Reliability is a core requirement for semiconductor devices in power energy switching applications. In this chapter, reliability-oriented design, simulation, packaging material and process have been covered, especially for high voltage, high current and high power density semiconductor devices.

This chapter has presented an overview of state-of-the-art advanced gate driver techniques for enhancing the reliability of IGBT modules. Broadly speaking, methods can be classified in detection methods, optimization methods, and protection methods. Additionally, optimization and protection methods can be roughly classified in simple (and cheap) and advanced (even more expensive).
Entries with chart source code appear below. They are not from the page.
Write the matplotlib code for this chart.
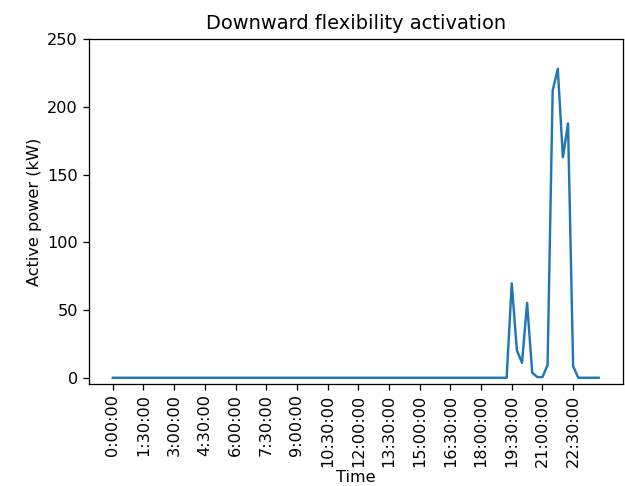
import matplotlib
matplotlib.use("Agg")
import matplotlib.pyplot as plt

# 15-minute time steps over one day
times = ["%d:%02d:00" % (m // 60, m % 60) for m in range(0, 24 * 60, 15)]

# downward flexibility activation (kW), zero outside the evening window
power = [0] * 78 + [69.7, 20.4, 11, 55.3, 3.7, 0.5, 0.5, 9.4,
                    212, 228, 162.7, 187.7, 8.6, 0, 0, 0, 0, 0]

s = 1.16  # reference looks rendered a bit larger than dpi 100
plt.rcParams["font.size"] = 10 * s
plt.rcParams["axes.linewidth"] = 0.8 * s
plt.rcParams["xtick.major.size"] = 3.5 * s
plt.rcParams["ytick.major.size"] = 3.5 * s
plt.rcParams["xtick.major.width"] = 0.8 * s
plt.rcParams["ytick.major.width"] = 0.8 * s

fig = plt.figure(figsize=(6.25, 4.86), dpi=100)
ax = fig.add_axes([88.5 / 625, 1 - 384 / 486, (623 - 88.5) / 625, (384 - 39) / 486])
ax.plot(range(len(power)), power, lw=1.5 * s)
ax.set_xticks(range(0, len(times), 6))
ax.set_xticklabels(times[::6], rotation=90)
ax.set_ylim(-4.6, 250)
ax.set_xlabel("Time", labelpad=2)
ax.set_ylabel("Active power (kW)")
ax.set_title("Downward flexibility activation", fontsize=12 * s, pad=6 * s)
fig.savefig("out.png", dpi=100)
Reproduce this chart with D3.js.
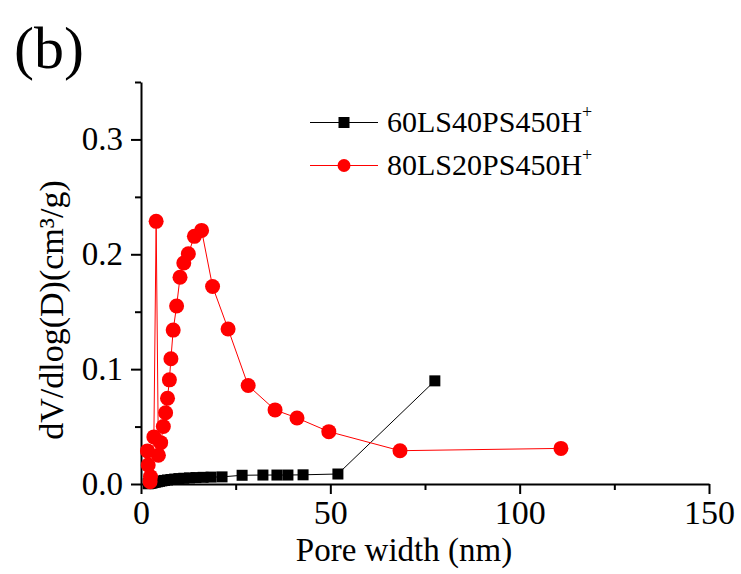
<!DOCTYPE html>
<html>
<head>
<meta charset="utf-8">
<script src="https://cdn.jsdelivr.net/npm/d3@7"></script>
<style>
  html, body { margin: 0; padding: 0; background: #fff; }
  svg { display: block; }
  text { font-family: "Liberation Serif", "Times New Roman", serif; fill: #000; }
</style>
</head>
<body>
<svg id="chart" width="741" height="574"></svg>
<script>
// ---- data ----
const seriesNames = ["60LS40PS450H", "80LS20PS450H"];
const blackX = [1.9, 2.1, 2.4, 2.7, 3.0, 3.4, 3.8, 4.3, 4.9, 5.5, 6.2, 7.0, 7.9, 8.9, 10.0, 11.3, 12.8, 14.5, 16.4, 18.5, 21.4, 26.7, 32.2, 35.9, 38.8, 42.8, 52.0, 77.6];
const blackY = [0.0002, 0.0004, 0.0006, 0.0008, 0.0010, 0.0013, 0.0016, 0.0019, 0.0023, 0.0027, 0.0031, 0.0035, 0.0039, 0.0043, 0.0047, 0.0050, 0.0053, 0.0056, 0.0058, 0.0060, 0.0062, 0.0076, 0.0078, 0.0078, 0.0078, 0.0080, 0.0087, 0.0898];
const redX = [110.9, 68.4, 49.6, 41.2, 35.4, 28.3, 23.0, 18.9, 16.0, 14.1, 12.5, 11.3, 10.3, 9.4, 8.5, 7.9, 7.5, 7.0, 6.5, 5.9, 5.2, 4.6, 4.0, 3.4, 2.4, 2.5, 1.9, 1.7];
const redY = [0.031, 0.029, 0.0456, 0.0575, 0.0645, 0.0857, 0.135, 0.172, 0.2208, 0.2156, 0.2005, 0.1924, 0.180, 0.155, 0.134, 0.109, 0.0907, 0.0747, 0.062, 0.050, 0.036, 0.025, 0.2287, 0.041, 0.002, 0.0064, 0.0166, 0.0288];
const xMajorTicks = [0, 50, 100, 150];
const xMinorTicks = [25, 75, 125];
const yMajorTicks = [0, 0.1, 0.2, 0.3];
const yMinorTicks = [0.05, 0.15, 0.25, 0.35];

// ---- layout ----
const svg = d3.select("#chart");
const x = d3.scaleLinear().domain([0, 150]).range([141, 709]);
const y = d3.scaleLinear().domain([0, 0.35]).range([484, 82]);

const fmtY = d3.format(".1f");

// minor ticks
svg.append("g").attr("transform", `translate(0,${y(0)})`)
  .call(d3.axisBottom(x).tickValues(xMinorTicks).tickSize(6).tickFormat(""))
  .call(g => g.select(".domain").remove())
  .call(g => g.selectAll("line").attr("stroke-width", 2));
svg.append("g").attr("transform", `translate(${x(0)},0)`)
  .call(d3.axisLeft(y).tickValues(yMinorTicks).tickSize(6).tickFormat(""))
  .call(g => g.select(".domain").remove())
  .call(g => g.selectAll("line").attr("stroke-width", 2));

// major axes
const xAxis = svg.append("g").attr("transform", `translate(0,${y(0)})`)
  .call(d3.axisBottom(x).tickValues(xMajorTicks).tickSize(10).tickSizeOuter(0).tickPadding(6).tickFormat(d3.format("d")));
xAxis.selectAll("text").attr("font-size", 34).attr("font-family", "Liberation Serif");
xAxis.selectAll("line, path").attr("stroke-width", 2);

const yAxis = svg.append("g").attr("transform", `translate(${x(0)},0)`)
  .call(d3.axisLeft(y).tickValues(yMajorTicks).tickSize(10).tickSizeOuter(0).tickPadding(8).tickFormat(fmtY));
yAxis.selectAll("text").attr("font-size", 33).attr("font-family", "Liberation Serif");
yAxis.selectAll("line, path").attr("stroke-width", 2);

// axis titles
svg.append("text").attr("x", 404).attr("y", 561).attr("text-anchor", "middle")
  .attr("font-size", 33).text("Pore width (nm)");
svg.append("text").attr("transform", "translate(63,310) rotate(-90)").attr("text-anchor", "middle")
  .attr("font-size", 34).text("dV/dlog(D)(cm³/g)");

// panel label
svg.append("text").attr("x", 14).attr("y", 68).attr("font-size", 60).text("(b)");

// ---- series ----
const black = blackX.map((v, i) => [v, blackY[i]]);
const red = redX.map((v, i) => [v, redY[i]]);
const line = d3.line().x(d => x(d[0])).y(d => y(d[1]));

svg.append("path").datum(black).attr("d", line).attr("fill", "none").attr("stroke", "#000").attr("stroke-width", 1);
svg.append("g").selectAll("rect").data(black).join("rect")
  .attr("x", d => x(d[0]) - 5.5).attr("y", d => y(d[1]) - 5.5)
  .attr("width", 11).attr("height", 11).attr("fill", "#000");

svg.append("path").datum(red).attr("d", line).attr("fill", "none").attr("stroke", "#ff0000").attr("stroke-width", 1);
svg.append("g").selectAll("circle").data(red).join("circle")
  .attr("cx", d => x(d[0])).attr("cy", d => y(d[1])).attr("r", 7.5).attr("fill", "#ff0000");

// ---- legend ----
const legend = svg.append("g");
const legendRows = [
  { name: seriesNames[0], color: "#000", shape: "square", cy: 122.5 },
  { name: seriesNames[1], color: "#ff0000", shape: "circle", cy: 165.5 }
];
legendRows.forEach(r => {
  legend.append("line").attr("x1", 310).attr("x2", 378).attr("y1", r.cy).attr("y2", r.cy)
    .attr("stroke", r.color).attr("stroke-width", 1);
  if (r.shape === "square") {
    legend.append("rect").attr("x", 344 - 5.5).attr("y", r.cy - 5.5).attr("width", 11).attr("height", 11).attr("fill", r.color);
  } else {
    legend.append("circle").attr("cx", 344).attr("cy", r.cy).attr("r", 6.5).attr("fill", r.color);
  }
  const t = legend.append("text").attr("x", 387).attr("y", r.cy + 9).attr("font-size", 30);
  t.append("tspan").text(r.name);
  t.append("tspan").attr("font-size", 18).attr("dy", -14).text("+");
});
</script>
</body>
</html>
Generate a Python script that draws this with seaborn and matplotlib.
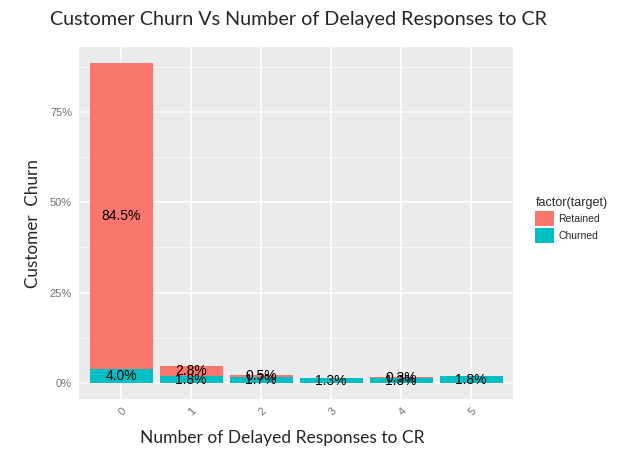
import numpy as np
import pandas as pd
import matplotlib
matplotlib.use("Agg")
import matplotlib.pyplot as plt
import seaborn as sns
from matplotlib.patches import Patch
from matplotlib.ticker import MultipleLocator, FuncFormatter

# data (percent of all customers)
delays = ["0", "1", "2", "3", "4", "5"]
retained = [84.5, 2.8, 0.5, 0.0, 0.3, 0.0]
churned = [4.0, 1.8, 1.7, 1.3, 1.3, 1.8]
groups = ["Retained", "Churned"]

red = "#F8766D"
teal = "#00BFC4"

df = pd.DataFrame({"delay": delays, "retained": retained, "churned": churned})
df["total"] = df["retained"] + df["churned"]

sns.set_style("darkgrid", {"axes.facecolor": "#EBEBEB", "grid.color": "white"})

fig = plt.figure(figsize=(6.23, 4.66), dpi=100)
ax = fig.add_axes([79 / 623, 67 / 466, 434 / 623, 352 / 466])

sns.barplot(data=df, x="delay", y="total", color=red, saturation=1, width=0.9,
            linewidth=0, ax=ax)
sns.barplot(data=df, x="delay", y="churned", color=teal, saturation=1, width=0.9,
            linewidth=0, ax=ax)

# labels in the middle of each stacked piece
for i, row in df.iterrows():
    ax.text(i, row["churned"] / 2, f"{row['churned']:.1f}%", ha="center", va="center",
            fontsize=10, family="Liberation Sans", color="black")
    if row["retained"] > 0:
        ax.text(i, row["churned"] + row["retained"] / 2, f"{row['retained']:.1f}%",
                ha="center", va="center", fontsize=10, family="Liberation Sans", color="black")

top = df["total"].max()
ax.set_xlim(-0.6, 5.6)
ax.set_ylim(-0.05 * top, top * 1.05)
ax.yaxis.set_major_locator(MultipleLocator(25))
ax.yaxis.set_minor_locator(MultipleLocator(12.5))
ax.yaxis.set_major_formatter(FuncFormatter(lambda v, p: f"{v:.0f}%"))
ax.grid(True, which="major", color="white", linewidth=1.1)
ax.grid(True, which="minor", axis="y", color="white", linewidth=0.5)
ax.set_axisbelow(True)
for s in ax.spines.values():
    s.set_visible(False)

ax.tick_params(axis="both", which="major", length=3, color="#444444", labelsize=8,
               labelcolor="#707070", pad=2)
ax.tick_params(axis="both", which="minor", length=0)
for lab in ax.get_xticklabels():
    lab.set_rotation(45)
    lab.set_ha("right")
    lab.set_rotation_mode("anchor")
    lab.set_family("Liberation Sans")
for lab in ax.get_yticklabels():
    lab.set_family("Liberation Sans")

ax.set_xlabel("")
ax.set_ylabel("")
fig.text(282 / 623, 1 - 438 / 466, "Number of Delayed Responses to CR", ha="center",
         va="center", fontsize=12.5, family="Lato")
fig.text(33 / 623, 1 - 224 / 466, "Customer  Churn", ha="center", va="center",
         rotation=90, fontsize=12.3, family="Lato")
fig.text(298 / 623, 1 - 19 / 466, "Customer Churn Vs Number of Delayed Responses to CR",
         ha="center", va="center", fontsize=14.2, family="Lato")

handles = [Patch(facecolor=red, edgecolor="none"), Patch(facecolor=teal, edgecolor="none")]
leg = fig.legend(handles, groups, title="factor(target)", loc="upper left",
                 bbox_to_anchor=(526 / 623, 1 - 188 / 466), frameon=False,
                 prop={"family": "Liberation Sans", "size": 7.5},
                 title_fontproperties={"family": "Liberation Sans", "size": 9},
                 handlelength=1.8, handleheight=1.8, handletextpad=0.4, labelspacing=0.2)
leg._legend_box.align = "left"

fig.savefig("out.png", dpi=100)
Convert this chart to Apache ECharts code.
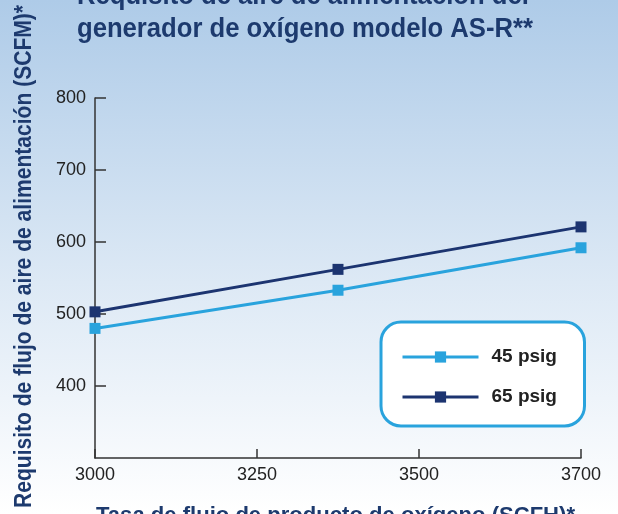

Simple methods, like the open -loop and passivity -based ones, perform well in normal applications, but advanced methods, like closed -loop control strategies, even if more expensive, are necessary for special applications, like high -power IGBT modules. In the near future, benefiting from the increase of data processing speed and reducing the cost of digital controllers, the advanced techniques discussed in this chapter could become more and more affordable and popular, even in low-cost applications, for both considerably reducing short-term and long-term reliability issues. In fact, basing on a large number of different failure mechanisms, more and more complex strategies will be needed including most of the mature detection and protection methods toward the so-called reliability -oriented gate driver design.